1 Fit Curves Through Points

Go to the RMD, R, PDF, or HTML version of this file. Go back to fan’s REconTools research support package, R4Econ examples page, PkgTestR packaging guide, or Stat4Econ course page.

1.1 Polynomial Fit with N Sets of Points

There are three points defined by their x and y coordinates. We draw these points randomly, and we find a curve that fits through them. The fit is exact. If there are more than three sets of points, we will not be able to fit exactly.

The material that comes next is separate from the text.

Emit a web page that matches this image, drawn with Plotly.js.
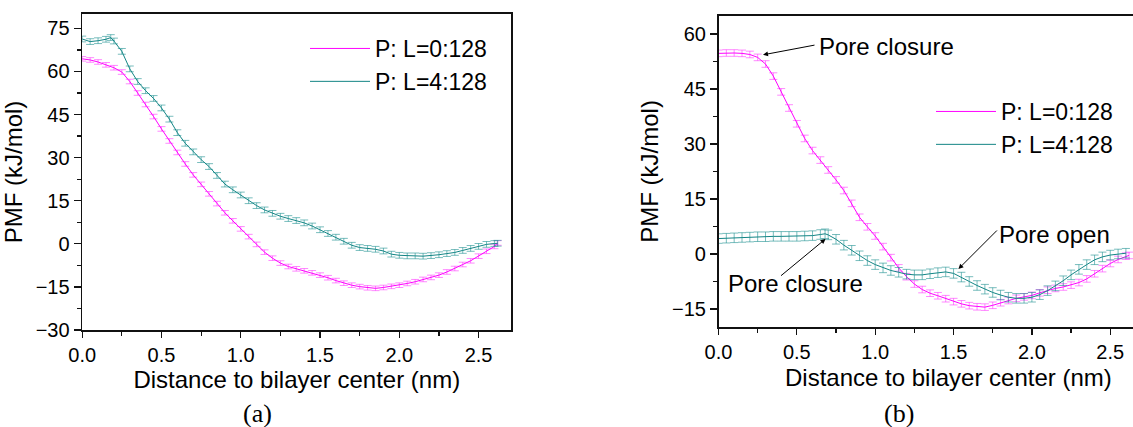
<!DOCTYPE html>
<html>
<head>
<meta charset="utf-8">
<script src="https://cdn.plot.ly/plotly-3.0.1.min.js"></script>
<style>
html,body{margin:0;padding:0;background:#fff;overflow:hidden;width:1133px;height:427px;}
#chart{width:1180px;height:427px;}
</style>
</head>
<body>
<div id="chart"></div>
<script>
// ---------- Panel (a) ----------
const xA0 = [0.00,0.05,0.10,0.15,0.20,0.25,0.30,0.35,0.40,0.45,0.50,0.55,0.60,0.65,0.70,0.75,0.80,0.85,0.90,0.95,1.00,1.05,1.10,1.15,1.20,1.25,1.30,1.35,1.40,1.45,1.50,1.55,1.60,1.65,1.70,1.75,1.80,1.85,1.90,1.95,2.00,2.05,2.10,2.15,2.20,2.25,2.30,2.35,2.40,2.45,2.50,2.55,2.60,2.62];
const pmfA0 = [64.4,64.0,63.3,62.3,61.3,59.8,56.5,52.5,48.5,44.3,40.0,35.8,31.8,27.8,24.0,20.7,17.4,14.0,10.8,8.0,5.2,2.5,-0.2,-2.9,-5.0,-6.7,-7.9,-8.7,-9.4,-10.1,-10.9,-11.8,-12.8,-13.7,-14.4,-14.9,-15.3,-15.5,-15.2,-14.8,-14.4,-13.8,-13.2,-12.4,-11.7,-10.9,-9.8,-8.6,-7.2,-5.9,-4.3,-2.6,-0.9,0.3];
const xA4 = [0.00,0.05,0.10,0.15,0.18,0.20,0.25,0.30,0.35,0.40,0.45,0.50,0.55,0.60,0.65,0.70,0.75,0.80,0.85,0.90,0.95,1.00,1.05,1.10,1.15,1.20,1.25,1.30,1.35,1.40,1.45,1.50,1.55,1.60,1.65,1.70,1.75,1.80,1.85,1.90,1.95,2.00,2.05,2.10,2.15,2.20,2.25,2.30,2.35,2.40,2.45,2.50,2.55,2.60,2.62];
const pmfA4 = [71.3,70.4,70.7,71.2,71.8,70.6,67.0,60.9,56.5,53.3,50.6,47.3,43.4,38.7,35.0,32.0,29.3,26.9,23.8,20.8,18.8,17.0,15.0,13.3,11.8,10.6,9.6,8.8,8.1,7.3,6.2,4.9,3.6,2.3,0.9,-0.5,-1.3,-1.6,-1.9,-2.5,-3.6,-4.0,-4.2,-4.2,-4.3,-4.1,-3.8,-3.4,-3.0,-2.3,-1.6,-0.9,-0.2,0.1,0.2];

// ---------- Panel (b) ----------
const xB0 = [0.00,0.05,0.10,0.15,0.20,0.25,0.30,0.35,0.40,0.45,0.50,0.55,0.60,0.65,0.70,0.75,0.80,0.85,0.90,0.95,1.00,1.05,1.10,1.15,1.20,1.25,1.30,1.35,1.40,1.45,1.50,1.55,1.60,1.65,1.70,1.75,1.80,1.85,1.90,1.95,2.00,2.05,2.10,2.15,2.20,2.25,2.30,2.35,2.40,2.45,2.50,2.55,2.60,2.62];
const pmfB0 = [54.7,54.8,54.8,54.7,54.4,53.6,51.8,48.5,44.2,39.8,35.5,31.5,28.2,25.6,22.9,20.2,17.3,13.8,10.0,7.4,4.9,2.0,-1.0,-3.8,-6.2,-8.2,-9.7,-10.7,-11.4,-12.2,-13.0,-13.6,-14.1,-14.4,-14.5,-14.0,-13.3,-12.7,-12.1,-11.7,-11.3,-10.6,-9.9,-9.4,-9.0,-8.5,-7.8,-6.8,-5.4,-4.0,-2.6,-1.5,-0.6,-0.4];
const xB4 = [0.00,0.05,0.10,0.15,0.20,0.25,0.30,0.35,0.40,0.45,0.50,0.55,0.60,0.65,0.68,0.70,0.75,0.80,0.85,0.90,0.95,1.00,1.05,1.10,1.15,1.20,1.25,1.30,1.35,1.40,1.45,1.50,1.55,1.60,1.65,1.70,1.75,1.80,1.85,1.90,1.95,2.00,2.05,2.10,2.15,2.20,2.25,2.30,2.35,2.40,2.45,2.50,2.55,2.60];
const pmfB4 = [4.2,4.3,4.4,4.5,4.6,4.7,4.7,4.8,4.8,4.8,4.8,4.9,5.0,5.3,5.5,5.2,4.0,2.4,1.0,-0.5,-1.8,-2.9,-3.8,-4.5,-5.0,-5.5,-5.7,-5.7,-5.4,-5.1,-4.9,-5.3,-6.3,-7.5,-8.6,-9.6,-10.5,-11.2,-11.8,-12.1,-12.1,-11.8,-11.1,-10.0,-8.7,-7.3,-5.7,-4.2,-2.9,-1.6,-0.8,-0.3,0.0,0.2];

// error-bar half widths (kJ/mol)
const errA0 = 0.8, errA4 = 1.0, errB0 = 0.9, errB4 = 1.3;

const seriesNames = ['P: L=0:128', 'P: L=4:128'];
const xTickVals = [0, 0.5, 1.0, 1.5, 2.0, 2.5];
const xTickText = ['0.0', '0.5', '1.0', '1.5', '2.0', '2.5'];
const yTickValsA = [-30, -15, 0, 15, 30, 45, 60, 75];
const yTickValsB = [-15, 0, 15, 30, 45, 60];
const xTitle = 'Distance to bilayer center (nm)';
const yTitle = 'PMF (kJ/mol)';

const MAG = '#ff00ff', MAG_E = 'rgba(255,60,255,0.6)';
const TEAL = '#138585', TEAL_E = 'rgba(30,145,145,0.6)';

const W = 1180, H = 427;
const px = v => v / W, py = v => 1 - v / H;

function trace(x, y, err, color, ecolor, name, xa, ya, leg) {
  return {
    x: x, y: y, type: 'scatter', mode: 'lines', name: name,
    xaxis: xa, yaxis: ya, legend: leg, showlegend: true,
    line: {color: color, width: 1},
    error_y: {type: 'constant', value: err, color: ecolor, thickness: 1, width: 4, visible: true}
  };
}

const data = [
  trace(xA0, pmfA0, errA0, MAG, MAG_E, seriesNames[0], 'x', 'y', 'legend'),
  trace(xA4, pmfA4, errA4, TEAL, TEAL_E, seriesNames[1], 'x', 'y', 'legend'),
  trace(xB0, pmfB0, errB0, MAG, MAG_E, seriesNames[0], 'x2', 'y2', 'legend2'),
  trace(xB4, pmfB4, errB4, TEAL, TEAL_E, seriesNames[1], 'x2', 'y2', 'legend2')
];

const font = 'Liberation Sans, Arial, sans-serif';
function xaxis(domain, range, anchor, withTitle) {
  return {
    domain: domain, range: range, anchor: anchor,
    tickvals: xTickVals, ticktext: xTickText,
    ticks: 'outside', ticklen: 6, tickwidth: 1.3, tickcolor: '#111',
    minor: {dtick: 0.25, tick0: 0, ticks: 'outside', ticklen: 4, tickwidth: 1.2, tickcolor: '#111'},
    showline: true, linecolor: '#111', linewidth: 1.6, mirror: true,
    showgrid: false, zeroline: false,
    tickfont: {family: font, size: 20, color: '#000'},
    title: withTitle ? {text: xTitle, font: {family: font, size: 24, color: '#000'}, standoff: 4} : undefined
  };
}
function yaxis(domain, range, anchor, tickvals) {
  return {
    domain: domain, range: range, anchor: anchor,
    tickvals: tickvals,
    ticks: 'outside', ticklen: 7, tickwidth: 1.3, tickcolor: '#111',
    minor: {dtick: 7.5, tick0: 0, ticks: 'outside', ticklen: 4, tickwidth: 1.2, tickcolor: '#111'},
    showline: true, linecolor: '#111', linewidth: 1.6, mirror: true,
    showgrid: false, zeroline: false,
    tickfont: {family: font, size: 20, color: '#000'},
    title: {text: yTitle, font: {family: font, size: 24, color: '#000'}, standoff: 6}
  };
}

const legendFont = {family: font, size: 23, color: '#000'};
const layout = {
  width: W, height: H,
  margin: {l: 0, r: 0, t: 0, b: 0},
  paper_bgcolor: '#fff', plot_bgcolor: '#fff',
  font: {family: font, color: '#000'},
  xaxis: xaxis([px(82.2), px(511.4)], [0, 2.707], 'y', true),
  yaxis: yaxis([py(330), py(14)], [-30, 80], 'x', yTickValsA),
  xaxis2: xaxis([px(718.5), px(1177)], [0, 2.926], 'y2', false),
  yaxis2: yaxis([py(327.3), py(15.6)], [-20, 65], 'x2', yTickValsB),
  legend: {x: px(305), y: py(27), xanchor: 'left', yanchor: 'top', bgcolor: 'rgba(0,0,0,0)',
           font: legendFont, itemwidth: 60, tracegroupgap: 0},
  legend2: {x: px(931), y: py(90), xanchor: 'left', yanchor: 'top', bgcolor: 'rgba(0,0,0,0)',
            font: legendFont, itemwidth: 60, tracegroupgap: 0},
  annotations: [
    {xref: 'paper', yref: 'paper', x: px(948), y: py(377), text: xTitle, showarrow: false,
     xanchor: 'center', yanchor: 'middle', font: {family: font, size: 24, color: '#000'}},
    {xref: 'paper', yref: 'paper', x: px(257), y: py(413), text: '(a)', showarrow: false,
     xanchor: 'center', yanchor: 'middle', font: {family: 'Liberation Serif, Times New Roman, serif', size: 26, color: '#000'}},
    {xref: 'paper', yref: 'paper', x: px(898.5), y: py(413), text: '(b)', showarrow: false,
     xanchor: 'center', yanchor: 'middle', font: {family: 'Liberation Serif, Times New Roman, serif', size: 26, color: '#000'}},
    // text labels
    {xref: 'paper', yref: 'paper', x: px(817), y: py(46), text: 'Pore closure', showarrow: false,
     xanchor: 'left', yanchor: 'middle', font: {family: font, size: 24, color: '#000'}},
    {xref: 'paper', yref: 'paper', x: px(997), y: py(235), text: 'Pore open', showarrow: false,
     xanchor: 'left', yanchor: 'middle', font: {family: font, size: 24, color: '#000'}},
    {xref: 'paper', yref: 'paper', x: px(726), y: py(283), text: 'Pore closure', showarrow: false,
     xanchor: 'left', yanchor: 'middle', font: {family: font, size: 24, color: '#000'}},
    // arrows
    {xref: 'x2', yref: 'y2', x: 0.284, y: 54.3, text: '', showarrow: true, ax: 53, ay: -10,
     arrowhead: 2, arrowsize: 1, arrowwidth: 1, arrowcolor: '#000', standoff: 0},
    {xref: 'x2', yref: 'y2', x: 1.531, y: -4.1, text: '', showarrow: true, ax: 40, ay: -40,
     arrowhead: 2, arrowsize: 1, arrowwidth: 1, arrowcolor: '#000', standoff: 0},
    {xref: 'x2', yref: 'y2', x: 0.683, y: 4.1, text: '', showarrow: true, ax: -46, ay: 38,
     arrowhead: 2, arrowsize: 1, arrowwidth: 1, arrowcolor: '#000', standoff: 0}
  ]
};

Plotly.newPlot('chart', data, layout, {staticPlot: true, displayModeBar: false});
</script>
</body>
</html>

In the illustration before, first, we draw 3 sets of x and y points, then we draw 4 and 5 sets, and we compare the prediction results.

Note that we are not generating data from a particular set of quadratic (polynomial) parameters, we are just drawing random values. When we draw exactly three pairs of random x and y values, we can find some polynomial that provides an exact fit through the three points in 2d space.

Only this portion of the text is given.